Window Treatments Finish the Room Like a Frame Finishes a Picture
Once the floor and rug are working, window treatments become the final step that makes the whole room feel “complete.”
Think function first, then style
People often pick window treatments based on a photo they like, then get annoyed when the room feels too bright, too echoey, or too exposed. Start with what the room needs. Privacy. Light control. Softness. Insulation. Once you know the job, the style becomes easier. For example, if you love natural light but want softer glare, you might choose a lighter fabric that filters rather than blocks. If the room gets intense sun, layering becomes a smart move: one layer for daily softness, another for deeper control when you need it.
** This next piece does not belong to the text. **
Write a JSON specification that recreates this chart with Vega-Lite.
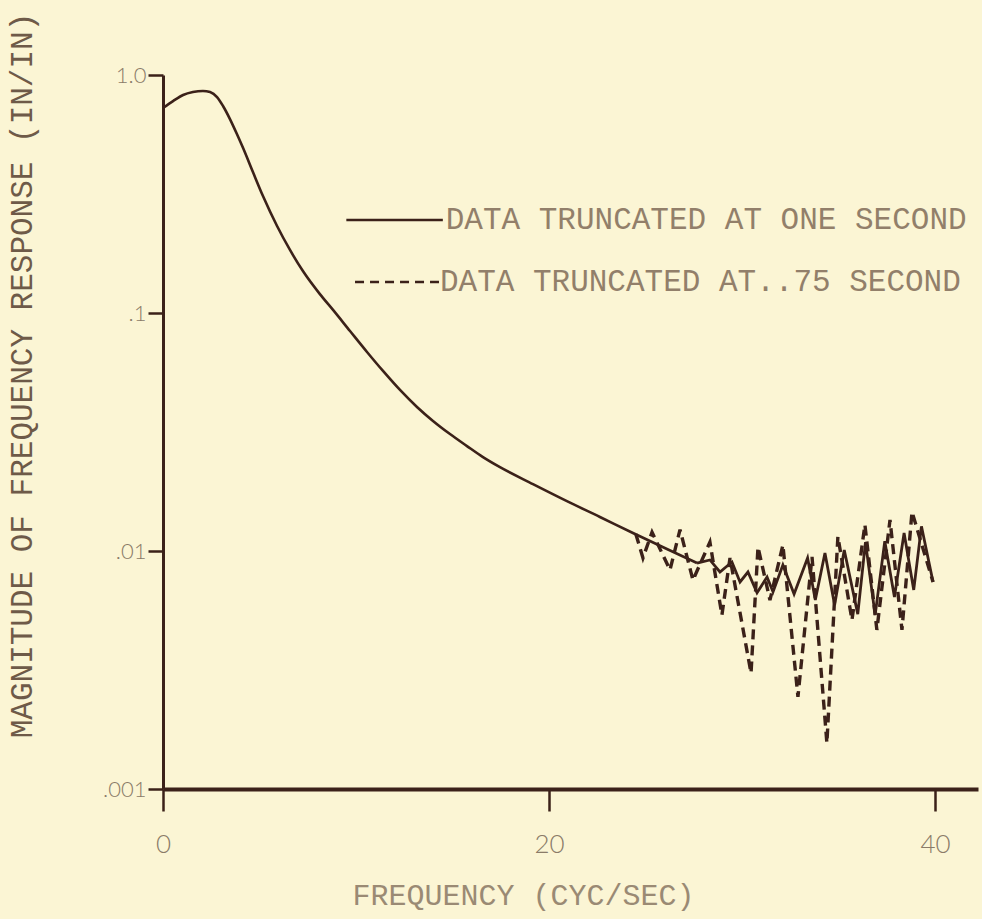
{
  "$schema": "https://vega.github.io/schema/vega-lite/v6.json",
  "width": 815,
  "height": 714,
  "autosize": {"type": "none"},
  "padding": {"left": 163, "top": 75, "right": 4, "bottom": 130},
  "background": "#fbf5d4",
  "config": {"view": {"stroke": null}},
  "datasets": {
    "one_second": [
      {"f": 0, "m": 0.727}, {"f": 0.52, "m": 0.777}, {"f": 1.04, "m": 0.824}, {"f": 1.55, "m": 0.848},
      {"f": 2.07, "m": 0.857}, {"f": 2.44, "m": 0.848}, {"f": 2.8, "m": 0.808}, {"f": 3.11, "m": 0.741},
      {"f": 3.47, "m": 0.653}, {"f": 3.83, "m": 0.565}, {"f": 4.15, "m": 0.493}, {"f": 4.66, "m": 0.391},
      {"f": 5.18, "m": 0.31}, {"f": 5.91, "m": 0.232}, {"f": 6.58, "m": 0.184}, {"f": 7.25, "m": 0.15},
      {"f": 8.13, "m": 0.12}, {"f": 8.81, "m": 0.103}, {"f": 9.69, "m": 0.084}, {"f": 10.57, "m": 0.0686},
      {"f": 11.4, "m": 0.0571}, {"f": 12.28, "m": 0.0475}, {"f": 13.16, "m": 0.0403}, {"f": 13.99, "m": 0.0352},
      {"f": 14.87, "m": 0.031}, {"f": 15.75, "m": 0.0276}, {"f": 16.58, "m": 0.0248}, {"f": 17.46, "m": 0.0225},
      {"f": 19.17, "m": 0.0191}, {"f": 20.93, "m": 0.0162}, {"f": 22.64, "m": 0.0139}, {"f": 24.35, "m": 0.0119},
      {"f": 26.11, "m": 0.0102}, {"f": 27.67, "m": 0.0089},
      {"f": 28.34, "m": 0.00917}, {"f": 28.86, "m": 0.00816}, {"f": 29.48, "m": 0.00899}, {"f": 29.9, "m": 0.00741},
      {"f": 30.31, "m": 0.00816}, {"f": 30.78, "m": 0.00667}, {"f": 31.3, "m": 0.00778}, {"f": 31.61, "m": 0.00673},
      {"f": 32.12, "m": 0.00873}, {"f": 32.7, "m": 0.00659}, {"f": 33.4, "m": 0.00935}, {"f": 33.8, "m": 0.00622},
      {"f": 34.3, "m": 0.00981}, {"f": 34.8, "m": 0.00593}, {"f": 35.3, "m": 0.0101}, {"f": 36.0, "m": 0.00543},
      {"f": 36.4, "m": 0.0109}, {"f": 36.9, "m": 0.00538}, {"f": 37.4, "m": 0.011}, {"f": 37.9, "m": 0.00641},
      {"f": 38.4, "m": 0.0119}, {"f": 38.9, "m": 0.00686}, {"f": 39.3, "m": 0.0127}, {"f": 39.9, "m": 0.00741}
    ],
    "p75_second": [
      {"f": 24.5, "m": 0.0118}, {"f": 24.87, "m": 0.00935}, {"f": 25.34, "m": 0.012}, {"f": 26.27, "m": 0.00832},
      {"f": 26.79, "m": 0.0123}, {"f": 27.46, "m": 0.00755}, {"f": 28.34, "m": 0.0109}, {"f": 28.96, "m": 0.00538},
      {"f": 29.38, "m": 0.00935}, {"f": 30.47, "m": 0.00307}, {"f": 30.83, "m": 0.0104}, {"f": 31.45, "m": 0.00622},
      {"f": 32.12, "m": 0.0106}, {"f": 32.9, "m": 0.00244}, {"f": 33.63, "m": 0.00944}, {"f": 34.4, "m": 0.00156},
      {"f": 34.97, "m": 0.0115}, {"f": 35.7, "m": 0.00513}, {"f": 36.37, "m": 0.0129}, {"f": 36.99, "m": 0.00466},
      {"f": 37.67, "m": 0.0135}, {"f": 38.29, "m": 0.00466}, {"f": 38.81, "m": 0.0146}, {"f": 39.9, "m": 0.00741}
    ],
    "key": [
      {"row": "one", "x1": 9.5, "x2": 14.5, "y": 0.246, "tx": 14.65, "label": "DATA TRUNCATED AT ONE SECOND"},
      {"row": "p75", "x1": 9.95, "x2": 14.3, "y": 0.135, "tx": 14.35, "label": "DATA TRUNCATED AT..75 SECOND"}
    ]
  },
  "layer": [
    {
      "data": {"name": "one_second"},
      "transform": [{"filter": "datum.f <= 27.67"}],
      "mark": {"type": "line", "interpolate": "monotone", "stroke": "#3b2119", "strokeWidth": 2.6},
      "encoding": {
        "x": {
          "field": "f", "type": "quantitative",
          "scale": {"domain": [0, 42.23], "nice": false, "zero": false},
          "axis": {
            "values": [0, 20, 40],
            "title": "FREQUENCY (CYC/SEC)",
            "titleFont": "Liberation Mono", "titleFontSize": 30, "titleFontWeight": "normal",
            "titleColor": "#9a8a74", "titleX": 360, "titleY": 106, "titleAlign": "center", "titleBaseline": "middle",
            "domainColor": "#3b2119", "domainWidth": 4,
            "tickColor": "#3b2119", "tickWidth": 2.5, "tickSize": 22,
            "labelFont": "Lato", "labelFontWeight": 300, "labelFontSize": 26, "labelColor": "#8a7b68",
            "labelPadding": 20, "labelFlush": false, "grid": false
          }
        },
        "y": {
          "field": "m", "type": "quantitative",
          "scale": {"type": "log", "domain": [0.001, 1], "nice": false},
          "axis": {
            "values": [0.001, 0.01, 0.1, 1],
            "labelExpr": "datum.value >= 1 ? '1.0' : datum.value >= 0.1 ? '.1' : datum.value >= 0.01 ? '.01' : '.001'",
            "title": "MAGNITUDE OF FREQUENCY RESPONSE (IN/IN)",
            "titleFont": "Liberation Mono", "titleFontSize": 31, "titleFontWeight": "normal",
            "titleColor": "#6e5a48", "titleX": -141, "titleY": 300, "titleAngle": -90,
            "titleAlign": "center", "titleBaseline": "middle",
            "domainColor": "#3b2119", "domainWidth": 3,
            "tickColor": "#3b2119", "tickWidth": 2.5, "tickSize": 15,
            "labelFont": "Lato", "labelFontWeight": 300, "labelFontSize": 22, "labelColor": "#8a7b68",
            "labelPadding": 2, "labelFlush": false, "grid": false
          }
        }
      }
    },
    {
      "data": {"name": "one_second"},
      "transform": [{"filter": "datum.f >= 27.67"}],
      "mark": {"type": "line", "interpolate": "linear", "stroke": "#3b2119", "strokeWidth": 2.8, "strokeJoin": "miter"},
      "encoding": {
        "x": {"field": "f", "type": "quantitative"},
        "y": {"field": "m", "type": "quantitative"}
      }
    },
    {
      "data": {"name": "p75_second"},
      "mark": {"type": "line", "interpolate": "linear", "stroke": "#3b2119", "strokeWidth": 3.4, "strokeDash": [10, 6]},
      "encoding": {
        "x": {"field": "f", "type": "quantitative"},
        "y": {"field": "m", "type": "quantitative"}
      }
    },
    {
      "data": {"name": "key"},
      "transform": [{"filter": "datum.row === 'one'"}],
      "mark": {"type": "rule", "stroke": "#3b2119", "strokeWidth": 2.6},
      "encoding": {
        "x": {"field": "x1", "type": "quantitative"},
        "x2": {"field": "x2"},
        "y": {"field": "y", "type": "quantitative"}
      }
    },
    {
      "data": {"name": "key"},
      "transform": [{"filter": "datum.row === 'p75'"}],
      "mark": {"type": "rule", "stroke": "#3b2119", "strokeWidth": 2.6, "strokeDash": [9, 6]},
      "encoding": {
        "x": {"field": "x1", "type": "quantitative"},
        "x2": {"field": "x2"},
        "y": {"field": "y", "type": "quantitative"}
      }
    },
    {
      "data": {"name": "key"},
      "mark": {"type": "text", "align": "left", "baseline": "middle", "font": "Liberation Mono", "fontSize": 31, "fill": "#927f6a"},
      "encoding": {
        "x": {"field": "tx", "type": "quantitative"},
        "y": {"field": "y", "type": "quantitative"},
        "text": {"field": "label"}
      }
    }
  ]
}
Length and placement make the difference
Even simple window treatments can look custom when the placement is thoughtful. Hanging treatments higher tends to make the room feel taller. Allowing the fabric to fall closer to the floor creates a finished look that feels intentional. This isn’t about being fussy, it’s about avoiding that “almost right” feeling that can make the rest of the room look less polished.
The Order of Operations That Keeps You from Rebuying Everything
A room comes together faster when you make decisions in the order that supports the next decision.
Start by committing to the floor direction, because it’s the biggest surface and the hardest to change once furniture is in place. From there, choose a rug that bridges the floor to the furniture and sets the room’s softness level. Then handle window treatments, because they shape the light and the overall mood. After that, you can make smaller choices, like art, throw pillows, and decor, with way more confidence because the foundation is already doing the heavy lifting.
If you’ve ever felt like a room is “close but not quite,” there’s a good chance the issue isn’t your taste; it’s the order you tackled the choices. Begin at ground level, let the light guide your softness, and layer your finishes with intention. That’s how a room stops feeling like a work in progress and starts feeling like home.